**Given data**
▬▬▬▬▬▬▬▬▬▬

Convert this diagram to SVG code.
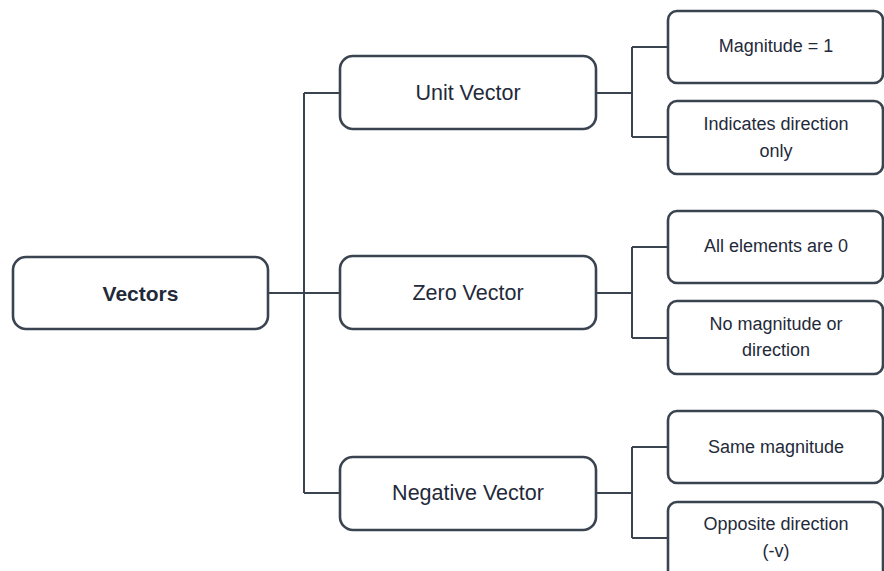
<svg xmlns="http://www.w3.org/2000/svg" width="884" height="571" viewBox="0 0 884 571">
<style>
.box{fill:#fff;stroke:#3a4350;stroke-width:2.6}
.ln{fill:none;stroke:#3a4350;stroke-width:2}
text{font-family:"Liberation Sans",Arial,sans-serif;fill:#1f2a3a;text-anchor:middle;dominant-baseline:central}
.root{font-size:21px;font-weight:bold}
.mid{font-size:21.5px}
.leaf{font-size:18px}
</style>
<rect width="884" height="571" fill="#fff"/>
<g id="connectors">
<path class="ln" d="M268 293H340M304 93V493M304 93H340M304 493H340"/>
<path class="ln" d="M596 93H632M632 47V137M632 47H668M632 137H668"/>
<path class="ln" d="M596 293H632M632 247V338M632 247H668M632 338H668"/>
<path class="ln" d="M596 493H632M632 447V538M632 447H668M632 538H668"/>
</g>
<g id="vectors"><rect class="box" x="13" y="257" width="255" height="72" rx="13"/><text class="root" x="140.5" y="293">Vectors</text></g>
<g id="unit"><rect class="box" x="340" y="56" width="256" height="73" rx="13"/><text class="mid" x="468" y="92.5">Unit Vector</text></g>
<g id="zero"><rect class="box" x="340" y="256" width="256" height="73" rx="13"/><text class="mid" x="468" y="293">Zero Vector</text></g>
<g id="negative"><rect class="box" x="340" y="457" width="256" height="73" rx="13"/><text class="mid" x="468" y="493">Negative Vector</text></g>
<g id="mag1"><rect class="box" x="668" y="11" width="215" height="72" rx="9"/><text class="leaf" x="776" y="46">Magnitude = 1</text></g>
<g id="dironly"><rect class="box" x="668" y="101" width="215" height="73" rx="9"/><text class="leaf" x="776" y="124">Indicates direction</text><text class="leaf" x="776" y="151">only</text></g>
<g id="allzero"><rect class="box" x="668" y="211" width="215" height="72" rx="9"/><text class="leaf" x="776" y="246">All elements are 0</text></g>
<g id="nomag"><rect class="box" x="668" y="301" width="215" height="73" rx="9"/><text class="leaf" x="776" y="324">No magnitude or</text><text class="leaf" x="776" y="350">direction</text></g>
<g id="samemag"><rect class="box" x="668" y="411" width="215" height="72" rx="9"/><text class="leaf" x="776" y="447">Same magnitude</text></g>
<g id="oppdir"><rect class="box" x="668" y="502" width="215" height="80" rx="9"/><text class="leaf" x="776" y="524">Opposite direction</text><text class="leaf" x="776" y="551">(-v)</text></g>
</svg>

▬▬▬▬▬▬▬▬▬▬

**Brief**
In the copy, include no pictures; restate the listing above exactly.

**Solution**
Convert this diagram to SVG code.
<svg xmlns="http://www.w3.org/2000/svg" width="884" height="571" viewBox="0 0 884 571">
<style>
.box{fill:#fff;stroke:#3a4350;stroke-width:2.6}
.ln{fill:none;stroke:#3a4350;stroke-width:2}
text{font-family:"Liberation Sans",Arial,sans-serif;fill:#1f2a3a;text-anchor:middle;dominant-baseline:central}
.root{font-size:21px;font-weight:bold}
.mid{font-size:21.5px}
.leaf{font-size:18px}
</style>
<rect width="884" height="571" fill="#fff"/>
<g id="connectors">
<path class="ln" d="M268 293H340M304 93V493M304 93H340M304 493H340"/>
<path class="ln" d="M596 93H632M632 47V137M632 47H668M632 137H668"/>
<path class="ln" d="M596 293H632M632 247V338M632 247H668M632 338H668"/>
<path class="ln" d="M596 493H632M632 447V538M632 447H668M632 538H668"/>
</g>
<g id="vectors"><rect class="box" x="13" y="257" width="255" height="72" rx="13"/><text class="root" x="140.5" y="293">Vectors</text></g>
<g id="unit"><rect class="box" x="340" y="56" width="256" height="73" rx="13"/><text class="mid" x="468" y="92.5">Unit Vector</text></g>
<g id="zero"><rect class="box" x="340" y="256" width="256" height="73" rx="13"/><text class="mid" x="468" y="293">Zero Vector</text></g>
<g id="negative"><rect class="box" x="340" y="457" width="256" height="73" rx="13"/><text class="mid" x="468" y="493">Negative Vector</text></g>
<g id="mag1"><rect class="box" x="668" y="11" width="215" height="72" rx="9"/><text class="leaf" x="776" y="46">Magnitude = 1</text></g>
<g id="dironly"><rect class="box" x="668" y="101" width="215" height="73" rx="9"/><text class="leaf" x="776" y="124">Indicates direction</text><text class="leaf" x="776" y="151">only</text></g>
<g id="allzero"><rect class="box" x="668" y="211" width="215" height="72" rx="9"/><text class="leaf" x="776" y="246">All elements are 0</text></g>
<g id="nomag"><rect class="box" x="668" y="301" width="215" height="73" rx="9"/><text class="leaf" x="776" y="324">No magnitude or</text><text class="leaf" x="776" y="350">direction</text></g>
<g id="samemag"><rect class="box" x="668" y="411" width="215" height="72" rx="9"/><text class="leaf" x="776" y="447">Same magnitude</text></g>
<g id="oppdir"><rect class="box" x="668" y="502" width="215" height="80" rx="9"/><text class="leaf" x="776" y="524">Opposite direction</text><text class="leaf" x="776" y="551">(-v)</text></g>
</svg>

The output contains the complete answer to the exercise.